### [What is needed]
Leave out the pictures and set down exactly the lines from the start of the listing through the one with "from bokeh.resources import INLINE", both included.

+++

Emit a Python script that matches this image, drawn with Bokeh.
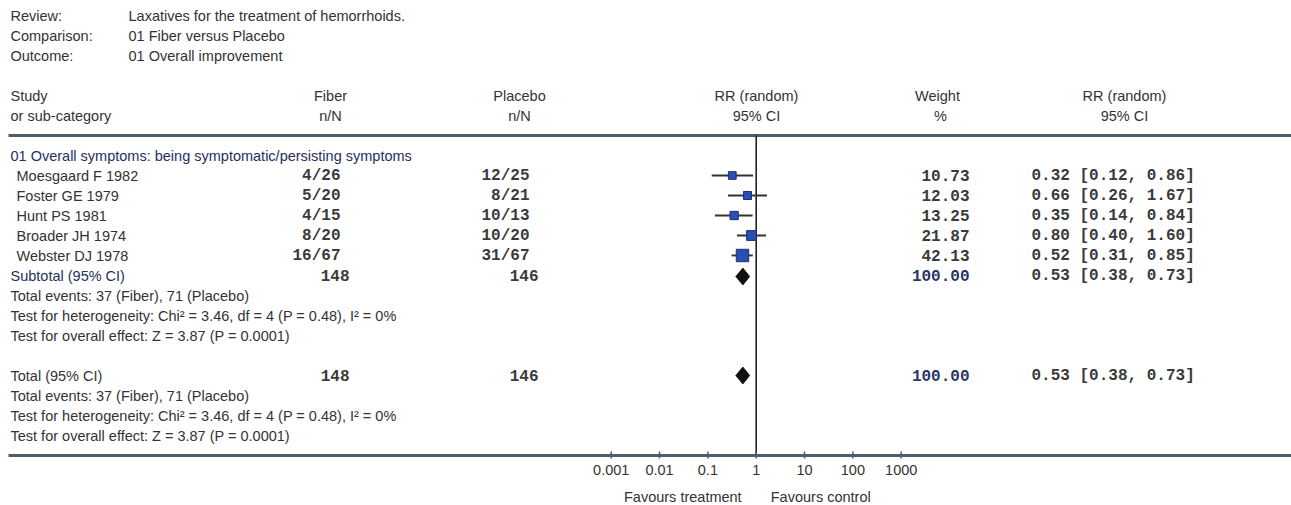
import math
from bokeh.plotting import figure
from bokeh.models import Range1d, LogScale
from bokeh.core.properties import value
from bokeh.embed import file_html
from bokeh.resources import INLINE

# ---------------- data ----------------
review_text = "Laxatives for the treatment of hemorrhoids."
comparison_text = "01 Fiber versus Placebo"
outcome_text = "01 Overall improvement"
group_label = "01 Overall symptoms: being symptomatic/persisting symptoms"

studies = ["Moesgaard F 1982", "Foster GE 1979", "Hunt PS 1981", "Broader JH 1974", "Webster DJ 1978"]
fiber_nN = ["4/26", "5/20", "4/15", "8/20", "16/67"]
placebo_nN = ["12/25", "8/21", "10/13", "10/20", "31/67"]
weights = [10.73, 12.03, 13.25, 21.87, 42.13]
rr = [0.32, 0.66, 0.35, 0.80, 0.52]
rr_lo = [0.12, 0.26, 0.14, 0.40, 0.31]
rr_hi = [0.86, 1.67, 0.84, 1.60, 0.85]

total_fiber = 148
total_placebo = 146
total_weight = 100.00
pooled_rr = 0.53
pooled_lo = 0.38
pooled_hi = 0.73

events_text = "Total events: 37 (Fiber), 71 (Placebo)"
het_text = "Test for heterogeneity: Chi\u00b2 = 3.46, df = 4 (P = 0.48), I\u00b2 = 0%"
effect_text = "Test for overall effect: Z = 3.87 (P = 0.0001)"

ticks = [0.001, 0.01, 0.1, 1, 10, 100, 1000]
tick_labels = ["0.001", "0.01", "0.1", "1", "10", "100", "1000"]

# ---------------- layout ----------------
W, H = 1291, 505
X0, X1 = 0, W
Y0, Y1 = 0, H
ROW0, ROWH = 15.0, 20.0           # page y of row 0, row height
ONE_X, DECADE = 755.7, 48.33      # page x of RR = 1, px per decade

def row(py):
    return (py - ROW0) / ROWH

lo_exp = (X0 - ONE_X) / DECADE
hi_exp = (X1 - ONE_X) / DECADE

p = figure(width=W, height=H, output_backend="svg", toolbar_location=None,
           x_range=Range1d(X0, X1), y_range=Range1d(row(Y1), row(Y0)),
           min_border=0, outline_line_color=None)
p.extra_x_ranges = {"rr": Range1d(10 ** lo_exp, 10 ** hi_exp)}
p.extra_x_scales = {"rr": LogScale()}
p.xaxis.visible = False
p.yaxis.visible = False
p.grid.visible = False
p.background_fill_color = "white"
p.border_fill_color = "white"

SANS = value("Liberation Sans")
MONO = value("Liberation Mono")
SFS = "14.5px"
MFS = "16px"
TXT = "#333333"
NAVY = "#26305e"
MTXT = "#3a3a3a"

def txt(xs, ys, texts, align="left", font=SANS, size=SFS, color=TXT, style="normal", rng="default"):
    kw = {}
    if rng != "default":
        kw["x_range_name"] = rng
    p.text(x=xs, y=ys, text=texts, text_font=font, text_font_size=size,
           text_align=align, text_baseline="middle", text_color=color,
           text_font_style=style, **kw)

# header block
txt([10, 10, 10], [0, 1, 2], ["Review:", "Comparison:", "Outcome:"])
txt([128, 128, 128], [0, 1, 2], [review_text, comparison_text, outcome_text])

txt([10, 10], [4, 5], ["Study", "or sub-category"])
txt([330, 330], [4, 5], ["Fiber", "n/N"], align="center")
txt([519, 519], [4, 5], ["Placebo", "n/N"], align="center")
txt([756, 756], [4, 5], ["RR (random)", "95% CI"], align="center")
txt([937, 940], [4, 5], ["Weight", "%"], align="center")
txt([1124, 1124], [4, 5], ["RR (random)", "95% CI"], align="center")

# separator lines
p.segment(x0=[8, 8], x1=[X1, X1], y0=[6, 22], y1=[6, 22], line_color="#505e6a", line_width=3)

# group
txt([10], [7], [group_label], color=NAVY)
study_rows = [8 + i for i in range(len(studies))]
txt([16] * len(studies), study_rows, studies)
txt([340] * len(studies), study_rows, fiber_nN, align="right", font=MONO, size=MFS, color=MTXT, style="bold")
txt([529] * len(studies), study_rows, placebo_nN, align="right", font=MONO, size=MFS, color=MTXT, style="bold")
txt([969] * len(studies), study_rows, ["%.2f" % w for w in weights], align="right", font=MONO, size=MFS, color=MTXT, style="bold")
txt([1031] * len(studies), study_rows,
    ["%.2f [%.2f, %.2f]" % (a, b, c) for a, b, c in zip(rr, rr_lo, rr_hi)],
    font=MONO, size=MFS, color=MTXT, style="bold")

# subtotal and total rows
for r_lab, label in [(13, "Subtotal (95% CI)"), (18, "Total (95% CI)")]:
    txt([10], [r_lab], [label], color=NAVY if r_lab == 13 else TXT)
    txt([349], [r_lab], [str(total_fiber)], align="right", font=MONO, size=MFS, color=MTXT, style="bold")
    txt([538], [r_lab], [str(total_placebo)], align="right", font=MONO, size=MFS, color=MTXT, style="bold")
    txt([969], [r_lab], ["%.2f" % total_weight], align="right", font=MONO, size=MFS, color="#2a3566", style="bold")
    txt([1031], [r_lab], ["%.2f [%.2f, %.2f]" % (pooled_rr, pooled_lo, pooled_hi)],
        font=MONO, size=MFS, color=MTXT, style="bold")

txt([10, 10, 10], [14, 15, 16], [events_text, het_text, effect_text])
txt([10, 10, 10], [19, 20, 21], [events_text, het_text, effect_text])

# forest: line of no effect
p.segment(x0=[1], x1=[1], y0=[6], y1=[22], x_range_name="rr", line_color="#222222", line_width=1.6)

# CIs and squares
p.segment(x0=rr_lo, x1=rr_hi, y0=study_rows, y1=study_rows, x_range_name="rr",
          line_color="#333333", line_width=1.8)
sizes = [3.0 + 1.45 * math.sqrt(w) for w in weights]
p.scatter(x=rr, y=study_rows, size=sizes, marker="square", x_range_name="rr",
          fill_color="#2a4fb2", line_color="#1b2f78", line_width=1)

# diamonds
for r_d in [13.05, 18.0]:
    p.patch(x=[pooled_lo, pooled_rr, pooled_hi, pooled_rr], y=[r_d, r_d - 0.42, r_d, r_d + 0.42],
            x_range_name="rr", fill_color="#111111", line_color="#111111", line_width=1)

# axis ticks and labels
p.segment(x0=ticks, x1=ticks, y0=[row(451)] * len(ticks), y1=[row(458)] * len(ticks),
          x_range_name="rr", line_color="#505e6a", line_width=1.5)
txt(ticks, [row(469)] * len(ticks), tick_labels, align="center", size="14.5px", color=TXT, rng="rr")
txt([0.5], [row(496)], ["Favours treatment"], align="right", size="14.5px", color=TXT, rng="rr")
txt([2.0], [row(496)], ["Favours control"], align="left", size="14.5px", color=TXT, rng="rr")

open("out.html", "w").write(file_html(p, INLINE))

+++

### [Task solution]
Emit a Python script that matches this image, drawn with Bokeh.
import math
from bokeh.plotting import figure
from bokeh.models import Range1d, LogScale
from bokeh.core.properties import value
from bokeh.embed import file_html
from bokeh.resources import INLINE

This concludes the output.